4) B. PASTERNÁK, Detstvo Ljuvers, tr. it., Studio Tesi, Pordenone 1984, p. 6.
5) P. A. FLORENSKIJ (1882-1937), definito in tempi recenti il «Leonardo da Vinci» russo, per la straordinaria ampiezza delle ricerche in ambito fisico, chimico, matematico, linguistico e teologico, divenne sacerdote ortodosso, e per questo fu deportato e condannato a morte dai Soviet. Alla sua opera maggiore, La colonna e il fondamento della verità, pubblicata in prima edizione mondiale per iniziativa di Elémire Zolla, presso Rusconi, Milano 1974, si affiancano studi sulla filosofia del Nome, la preghiera esicastica e l’estetica dell’icona, che fanno di Florenskij un pensatore e un mistico dei più audaci e profondi del Novecento europeo. Tradotto e introdotto da Zolla col titolo Le porte regali, Adelphi, Milano 1977, il saggio sull’icona spalanca una prospettiva sull’estetica del sacro e la vista spirituale perfettamente conforme ai canoni indiani e tibetani eplorati da Ananda K. Coomaraswamy (1877-1947) in testi circolanti in Italia dagli anni Settanta presso Rusconi, Adelphi, Luni, SE, Milano, e Stile Regina, Roma.
6) K. SCHIPPER, Il corpo taoista. Corpo fisico – corpo sociale, tr. it., Ubaldini, Roma 1983.
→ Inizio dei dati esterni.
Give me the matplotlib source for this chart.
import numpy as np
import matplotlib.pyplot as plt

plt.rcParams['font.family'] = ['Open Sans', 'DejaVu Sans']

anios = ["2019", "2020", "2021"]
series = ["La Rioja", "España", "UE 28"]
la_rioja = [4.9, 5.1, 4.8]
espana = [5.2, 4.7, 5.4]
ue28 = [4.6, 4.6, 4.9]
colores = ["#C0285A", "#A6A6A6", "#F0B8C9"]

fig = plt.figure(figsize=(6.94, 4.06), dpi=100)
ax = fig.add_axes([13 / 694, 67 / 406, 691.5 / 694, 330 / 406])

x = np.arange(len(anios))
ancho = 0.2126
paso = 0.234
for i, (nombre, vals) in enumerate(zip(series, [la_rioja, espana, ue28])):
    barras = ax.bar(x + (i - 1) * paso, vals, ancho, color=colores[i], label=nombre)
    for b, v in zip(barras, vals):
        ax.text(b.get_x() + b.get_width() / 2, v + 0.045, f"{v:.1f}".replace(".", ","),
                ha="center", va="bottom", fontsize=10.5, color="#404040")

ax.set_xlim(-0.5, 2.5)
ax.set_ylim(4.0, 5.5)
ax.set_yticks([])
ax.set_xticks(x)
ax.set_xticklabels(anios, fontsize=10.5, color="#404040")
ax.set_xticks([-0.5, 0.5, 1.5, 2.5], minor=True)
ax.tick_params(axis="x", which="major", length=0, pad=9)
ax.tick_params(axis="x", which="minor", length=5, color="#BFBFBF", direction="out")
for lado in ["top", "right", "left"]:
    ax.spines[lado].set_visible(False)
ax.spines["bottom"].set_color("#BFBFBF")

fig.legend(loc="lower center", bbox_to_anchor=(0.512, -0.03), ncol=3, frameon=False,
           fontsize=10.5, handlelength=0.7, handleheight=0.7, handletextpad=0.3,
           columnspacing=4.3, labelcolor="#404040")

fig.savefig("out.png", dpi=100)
7) Nella prima edizione italiana, Ubaldini, Roma 1970, Introduzione al Buddhismo Zen si avvalse di una illuminante prefazione di C. G. Jung dove il satori zen esplorato da Daisetsu Teitarō Suzuki (1870-1945), era messo a confronto con esperienze non dissimili di unio mystica secondo Meister Eckhart, Jakob Boehme, Emanuel Swedenborg. La battuta citata è alla nota 9 della prefazione di Jung, p. 18.
8) Rinvio in proposito ai miei lavori: Dimensioni esoteriche nel pensiero orientale, «Nuova Civiltà delle Macchine», anno VI, n. 3 (1988) p. 97; «Vie alla consapevolezza dell’arte naturale», G. Sanna, A. Capasso (a cura di), Orienti e Occidenti, Fahrenheit 451, Roma 1997, pp. 76-83.